Work required —
Copy the data exactly as it appears, and do not include any pictures.

Provided material —

···

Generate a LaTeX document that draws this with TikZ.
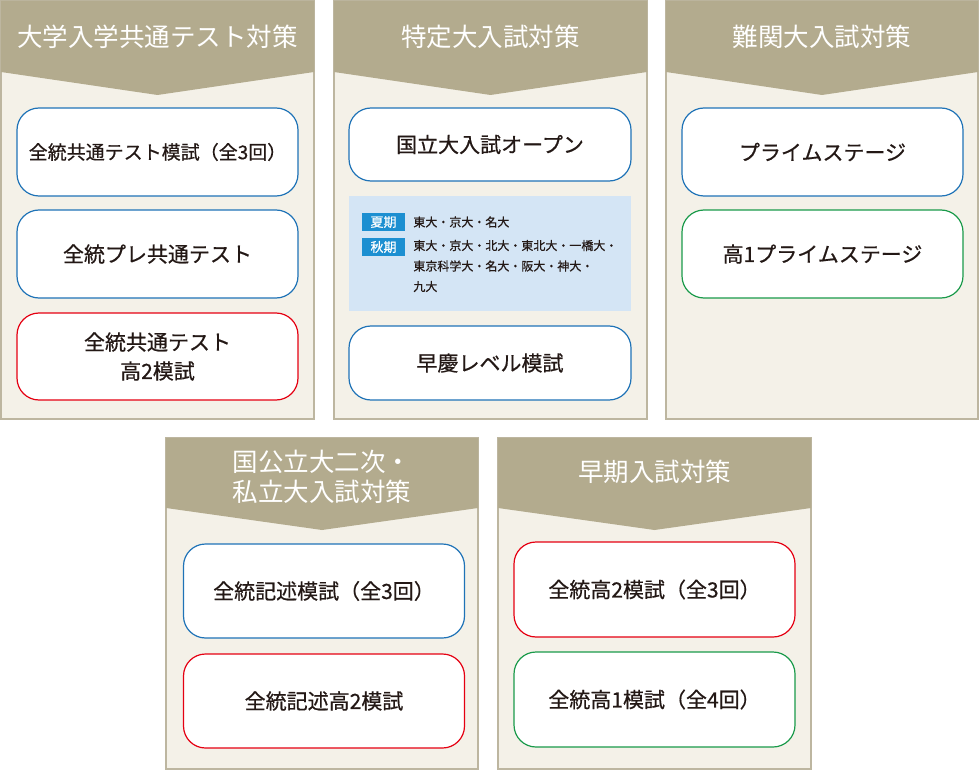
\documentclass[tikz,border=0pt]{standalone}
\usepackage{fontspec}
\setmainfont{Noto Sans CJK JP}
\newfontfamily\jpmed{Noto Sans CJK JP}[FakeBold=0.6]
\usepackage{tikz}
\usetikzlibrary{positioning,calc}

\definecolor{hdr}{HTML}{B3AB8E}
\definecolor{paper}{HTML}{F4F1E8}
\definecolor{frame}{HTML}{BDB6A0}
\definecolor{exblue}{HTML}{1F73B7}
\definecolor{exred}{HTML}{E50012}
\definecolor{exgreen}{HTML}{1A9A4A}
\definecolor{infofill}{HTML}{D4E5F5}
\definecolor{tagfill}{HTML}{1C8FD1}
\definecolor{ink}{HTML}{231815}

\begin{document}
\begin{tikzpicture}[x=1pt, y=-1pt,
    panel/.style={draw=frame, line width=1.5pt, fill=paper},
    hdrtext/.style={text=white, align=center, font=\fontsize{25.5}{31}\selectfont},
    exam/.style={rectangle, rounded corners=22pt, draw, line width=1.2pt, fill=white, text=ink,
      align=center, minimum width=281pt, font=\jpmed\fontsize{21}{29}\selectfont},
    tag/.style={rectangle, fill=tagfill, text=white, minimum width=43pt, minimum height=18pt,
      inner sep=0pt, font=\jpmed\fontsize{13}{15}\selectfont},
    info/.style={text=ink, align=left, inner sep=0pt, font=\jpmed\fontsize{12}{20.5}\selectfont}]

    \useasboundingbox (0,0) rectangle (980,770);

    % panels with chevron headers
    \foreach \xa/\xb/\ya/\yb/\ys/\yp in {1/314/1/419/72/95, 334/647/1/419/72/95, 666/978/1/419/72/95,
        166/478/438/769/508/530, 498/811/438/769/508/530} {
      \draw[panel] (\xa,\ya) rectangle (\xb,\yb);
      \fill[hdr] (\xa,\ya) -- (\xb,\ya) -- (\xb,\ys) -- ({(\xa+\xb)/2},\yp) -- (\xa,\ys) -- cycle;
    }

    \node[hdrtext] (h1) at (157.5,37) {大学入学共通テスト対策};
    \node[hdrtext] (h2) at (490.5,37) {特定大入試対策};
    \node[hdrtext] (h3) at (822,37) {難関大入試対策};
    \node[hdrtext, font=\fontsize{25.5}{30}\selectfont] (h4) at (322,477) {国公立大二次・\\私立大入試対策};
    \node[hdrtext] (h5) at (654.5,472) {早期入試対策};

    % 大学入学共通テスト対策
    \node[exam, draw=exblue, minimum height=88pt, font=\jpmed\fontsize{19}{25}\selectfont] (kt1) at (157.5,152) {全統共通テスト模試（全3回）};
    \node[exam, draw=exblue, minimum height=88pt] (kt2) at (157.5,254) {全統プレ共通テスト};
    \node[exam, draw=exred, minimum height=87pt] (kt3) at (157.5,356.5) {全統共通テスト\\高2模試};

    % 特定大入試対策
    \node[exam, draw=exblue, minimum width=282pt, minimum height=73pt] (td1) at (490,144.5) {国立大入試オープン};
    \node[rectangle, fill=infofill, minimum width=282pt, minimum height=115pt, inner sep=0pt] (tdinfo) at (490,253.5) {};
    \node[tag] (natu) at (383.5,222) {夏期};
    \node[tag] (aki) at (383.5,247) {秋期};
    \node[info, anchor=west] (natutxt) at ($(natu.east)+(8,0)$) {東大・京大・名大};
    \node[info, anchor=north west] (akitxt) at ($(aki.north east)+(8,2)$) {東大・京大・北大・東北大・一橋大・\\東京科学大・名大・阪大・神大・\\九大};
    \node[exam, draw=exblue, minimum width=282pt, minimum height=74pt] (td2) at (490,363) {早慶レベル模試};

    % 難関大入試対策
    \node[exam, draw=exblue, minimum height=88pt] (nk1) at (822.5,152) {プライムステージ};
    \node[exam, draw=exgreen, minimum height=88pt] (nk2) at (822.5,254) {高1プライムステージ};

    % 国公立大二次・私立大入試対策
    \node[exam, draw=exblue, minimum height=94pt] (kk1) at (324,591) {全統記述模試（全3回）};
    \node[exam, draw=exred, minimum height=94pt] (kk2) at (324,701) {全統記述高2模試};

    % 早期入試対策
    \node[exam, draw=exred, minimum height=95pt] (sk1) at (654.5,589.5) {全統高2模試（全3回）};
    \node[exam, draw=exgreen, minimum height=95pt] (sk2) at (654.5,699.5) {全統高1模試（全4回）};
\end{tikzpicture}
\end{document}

···

Result of this task —
Generate a LaTeX document that draws this with TikZ.
\documentclass[tikz,border=0pt]{standalone}
\usepackage{fontspec}
\setmainfont{Noto Sans CJK JP}
\newfontfamily\jpmed{Noto Sans CJK JP}[FakeBold=0.6]
\usepackage{tikz}
\usetikzlibrary{positioning,calc}

\definecolor{hdr}{HTML}{B3AB8E}
\definecolor{paper}{HTML}{F4F1E8}
\definecolor{frame}{HTML}{BDB6A0}
\definecolor{exblue}{HTML}{1F73B7}
\definecolor{exred}{HTML}{E50012}
\definecolor{exgreen}{HTML}{1A9A4A}
\definecolor{infofill}{HTML}{D4E5F5}
\definecolor{tagfill}{HTML}{1C8FD1}
\definecolor{ink}{HTML}{231815}

\begin{document}
\begin{tikzpicture}[x=1pt, y=-1pt,
    panel/.style={draw=frame, line width=1.5pt, fill=paper},
    hdrtext/.style={text=white, align=center, font=\fontsize{25.5}{31}\selectfont},
    exam/.style={rectangle, rounded corners=22pt, draw, line width=1.2pt, fill=white, text=ink,
      align=center, minimum width=281pt, font=\jpmed\fontsize{21}{29}\selectfont},
    tag/.style={rectangle, fill=tagfill, text=white, minimum width=43pt, minimum height=18pt,
      inner sep=0pt, font=\jpmed\fontsize{13}{15}\selectfont},
    info/.style={text=ink, align=left, inner sep=0pt, font=\jpmed\fontsize{12}{20.5}\selectfont}]

    \useasboundingbox (0,0) rectangle (980,770);

    % panels with chevron headers
    \foreach \xa/\xb/\ya/\yb/\ys/\yp in {1/314/1/419/72/95, 334/647/1/419/72/95, 666/978/1/419/72/95,
        166/478/438/769/508/530, 498/811/438/769/508/530} {
      \draw[panel] (\xa,\ya) rectangle (\xb,\yb);
      \fill[hdr] (\xa,\ya) -- (\xb,\ya) -- (\xb,\ys) -- ({(\xa+\xb)/2},\yp) -- (\xa,\ys) -- cycle;
    }

    \node[hdrtext] (h1) at (157.5,37) {大学入学共通テスト対策};
    \node[hdrtext] (h2) at (490.5,37) {特定大入試対策};
    \node[hdrtext] (h3) at (822,37) {難関大入試対策};
    \node[hdrtext, font=\fontsize{25.5}{30}\selectfont] (h4) at (322,477) {国公立大二次・\\私立大入試対策};
    \node[hdrtext] (h5) at (654.5,472) {早期入試対策};

    % 大学入学共通テスト対策
    \node[exam, draw=exblue, minimum height=88pt, font=\jpmed\fontsize{19}{25}\selectfont] (kt1) at (157.5,152) {全統共通テスト模試（全3回）};
    \node[exam, draw=exblue, minimum height=88pt] (kt2) at (157.5,254) {全統プレ共通テスト};
    \node[exam, draw=exred, minimum height=87pt] (kt3) at (157.5,356.5) {全統共通テスト\\高2模試};

    % 特定大入試対策
    \node[exam, draw=exblue, minimum width=282pt, minimum height=73pt] (td1) at (490,144.5) {国立大入試オープン};
    \node[rectangle, fill=infofill, minimum width=282pt, minimum height=115pt, inner sep=0pt] (tdinfo) at (490,253.5) {};
    \node[tag] (natu) at (383.5,222) {夏期};
    \node[tag] (aki) at (383.5,247) {秋期};
    \node[info, anchor=west] (natutxt) at ($(natu.east)+(8,0)$) {東大・京大・名大};
    \node[info, anchor=north west] (akitxt) at ($(aki.north east)+(8,2)$) {東大・京大・北大・東北大・一橋大・\\東京科学大・名大・阪大・神大・\\九大};
    \node[exam, draw=exblue, minimum width=282pt, minimum height=74pt] (td2) at (490,363) {早慶レベル模試};

    % 難関大入試対策
    \node[exam, draw=exblue, minimum height=88pt] (nk1) at (822.5,152) {プライムステージ};
    \node[exam, draw=exgreen, minimum height=88pt] (nk2) at (822.5,254) {高1プライムステージ};

    % 国公立大二次・私立大入試対策
    \node[exam, draw=exblue, minimum height=94pt] (kk1) at (324,591) {全統記述模試（全3回）};
    \node[exam, draw=exred, minimum height=94pt] (kk2) at (324,701) {全統記述高2模試};

    % 早期入試対策
    \node[exam, draw=exred, minimum height=95pt] (sk1) at (654.5,589.5) {全統高2模試（全3回）};
    \node[exam, draw=exgreen, minimum height=95pt] (sk2) at (654.5,699.5) {全統高1模試（全4回）};
\end{tikzpicture}
\end{document}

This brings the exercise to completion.